You know how these garden center visits go at this time of the year, right? As you drive there, you remind yourself that you are, indeed, a plant addict and feel smug that you've successfully gotten through Step 1: Acknowledging that you have a Problem. Then you comment out loud that you really don't have space for anything else, anyway, and resolve that you are ONLY going to the part of the store where the one specific thing you need resides. You are going to put it on your cart, and then you are going to proceed directly to the cash registers--no moving your head to either side as you walk down the aisles, even. You can do it, you tell yourself. For you are Strong.
You enter the building like a woman on a mission... and before you know it, you have your bag of potting soil. Plus 2 ceramic pots that were marked 30% off at the entrance to the potting soil room. Your cart then heads to the annuals section as if it has a mind of its own. (It must want to look for bargains to fill those new pots.) In the annuals section, you score 3 "annual" ornamental grasses marked as hardy to a zone warmer than you but bearing the same botanical name as the three you overwintered in your garden this past year--'Frosted Curls' sedge, to be precise--and a tiny "fall magic" pot of the 'Angelina' sedum that so entranced you in a picture on someone else's blog but was sold out of the perennials section by the time you went looking for it.
By this time, you feel a little lucky, so you stride toward the perennials section and find that they a running an unadvertised Buy-X-Get-X-Free deal. 'Silver Queen' ajuga jumps onto your cart (after all, who couldn't use more groundcover?) and she is followed quite cozily by the inky purple 'Arthur Branch' sedum that you drooled over this weekend at the botanical garden, where it was sprawling through 'Silver Falls' dichondra.
2 pots of hardy plumbago that you figure can be divided into 3 different clumps each before they are planted are squeezed into the last corner... what a bargain, and won't they look stunning in the fall tucked in between your 'Diablo' ninebark and the chartreuse leaves of 'Sum and Substance' hosta?... at which point you realize with horror that your cart is almost full.
So you head toward the cash register to see what kind of damage you've done--but to get there, you have to walk the gauntlet of clearance tables. "All Peonies 50% Off" catches your eye, as you know they had some lovely tree peonies earlier in the season that were a little rich for your blood at $40-some...

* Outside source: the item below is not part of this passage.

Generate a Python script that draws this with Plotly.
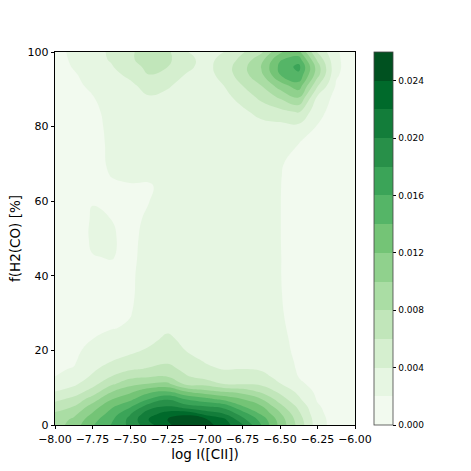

But enough of this *ahem* hypothetical situation. Let's get right to the part where I admit that I need your help. Before anyone jumps in, I don't particularly want suggestions on how to avoid my next plant bender. (Heck, I wear the same clothes for so many years in a row that I figure I have earned the right to splurge occasionally on plants with my frugality. Some women are clotheshorses, I'm a plant-horse.)
No, what I really need is advice on how to site and care for my new tree peony! All I can think about is that when I first looked them up in an Allan Armitage book, the first line under paeonia suffruticosa read something like this: "The proper care and cultivation of tree peonies remains shrouded in mystery..."
Yikes. That sounds even more daunting than a late summer trip to the garden center. Help!